Focus: Canada ‘behind the curve’ on Islamic finance

For several years now, the Toronto Financial Services Alliance, a public-private partnership dedicated to building Toronto as a global financial services centre, has promoted the idea of positioning the city as the North American hub for alternative, also known as Islamic, financing.

The realization of that goal would be a significant development not only for Toronto’s economy but for its major law firms.

“Most of the large Canadian law firms have some experience with clients or issues involving Islamic finance,” says Jeffrey Graham of the Toronto office of Borden Ladner Gervais LLP. The firm recently hosted a seminar on Dubai’s plans to become a global hub for the Islamic economy.

By way of example, Blake Cassels & Graydon LLP, Bennett Jones LLP, and Norton Rose Fulbright Canada LLP have presences in the Persian Gulf region. Stikeman Elliott LLP’s lawyers have written extensively about Islamic finance and Cassels Brock & Blackwell LLP has given advice to parties in that space.

“It’s an opportunity for the legal community, in conjunction with the financial services and business consulting community, to promote Toronto in a way that is both different and complementary to what they are doing otherwise,” says Graham.

“It’s interesting that there have been a number of Islamic commercial banks established in the U.K. and, as a result, many of the country’s major law firms have Islamic finance practices.”

What’s clear, however, is that nothing will happen if and until all levels of government are on side.

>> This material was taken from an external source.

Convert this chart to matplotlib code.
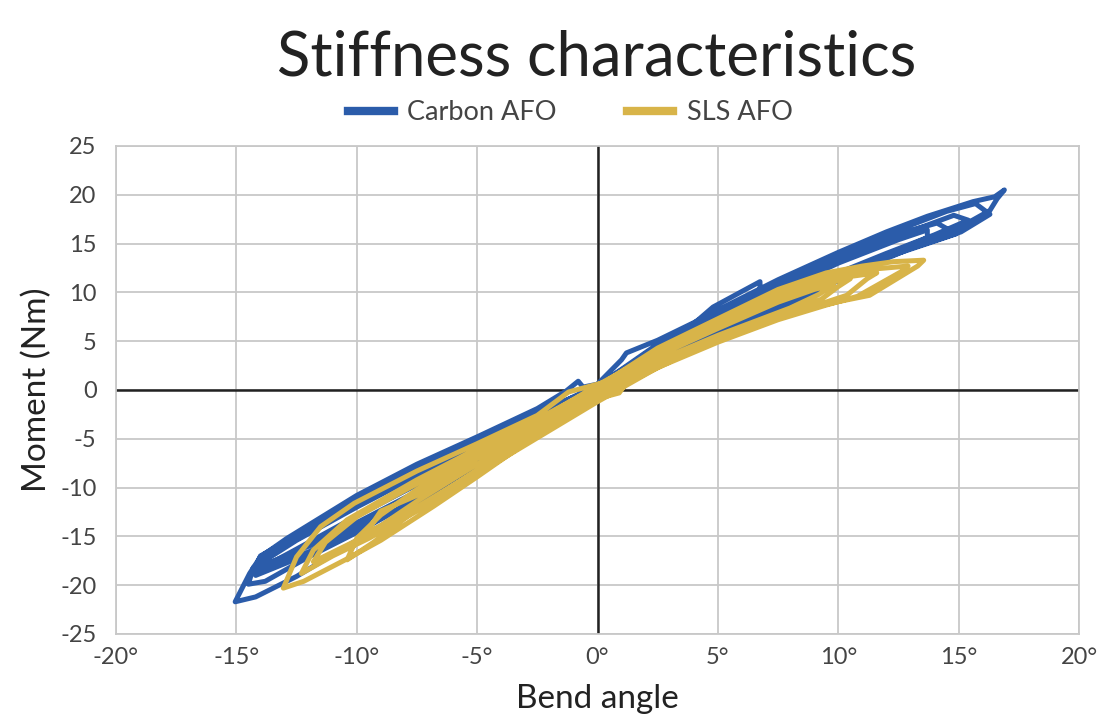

But just when the federal government intends to move on the issue, if at all, isn’t certain. “Canadian government outposts in the Gulf see this in a positive light because it helps Canada distinguish itself from the U.S. in terms of being supportive and open and behaving consistently with a broad view of the world and at the same time attract an industry that is growing rapidly,” says Graham.

In reality, however, the federal government has work to do, particularly in the area of creating a tax environment that treats alternative and traditional financing on a tax-neutral basis.

A simple example involves the sale of a $500,000 house. Using conventional financing, HST would be payable on the $500,000. Under the Islamic system, interest on a notional mortgage would be incorporated into the sale price, raising it, hypothetically, to $750,000. Despite the fact that $250,000 of the sale price actually represents future interest, HST would be payable on the full amount because Canadian law makes no allowance for the vagaries of alternative financing.

 “The U.S. and the U.K. have gone much further in making themselves tax-neutral,” says Walid Hejazi, associate professor of international business at the University of Toronto’s Rotman School of Management that boasts the only master of business administration course on Islamic finance in Canada. “There’s no doubt that we’re behind the curve.”

Otherwise, several efforts to establish Islamic banks in this country have reportedly been “less productive” than the applicants’ sponsors had hoped them to be.
“There’s some sense that there’s a bias or at least a reluctance to allow the establishment of an Islamic bank in this country,” says one observer familiar with the situation.

“But the real problem might be the high entry standards we have.”

The Ontario government, committed to supporting the continued growth of Ontario’s financial services sector, has publicly recognized the potential for alternative financing.

“The provincial government has been fully supportive of events relating to Islamic financing,” Hejazi says.

Indeed, the Ministry of Finance’s response to a Toronto Financial Services Alliance list of priorities that included positioning Toronto as the North American hub for alternative financing has been encouraging.

“The Ministry of Finance has agreed to participate in any potential working group led by the federal government to review tax and regulatory issues related to alternative financing with the goal of developing a feasible, cost-effective package of potential federal and provincial legislative and regulatory amendments that subject to federal-Ontario approval, would: result in alternative financing having similar tax and regulatory treatment to conventional financing; and be based on fiscal neutrality for the province, tax neutrality, the integrity of the tax and regulatory systems, economic growth and consumer protection,” it stated in its response.

Dany Assaf of Torys LLP’s Toronto office is optimistic about the growth of Islamic financing in Toronto but he notes that plans are still embryonic. “The contours of a specific strategy are just starting to come together and we’re still looking for leaders,” he says.

“What we are doing well, particularly at the Rotman School of [Management], is developing the professional tools and skills to work with alternative finance and the connections to bring the business here.”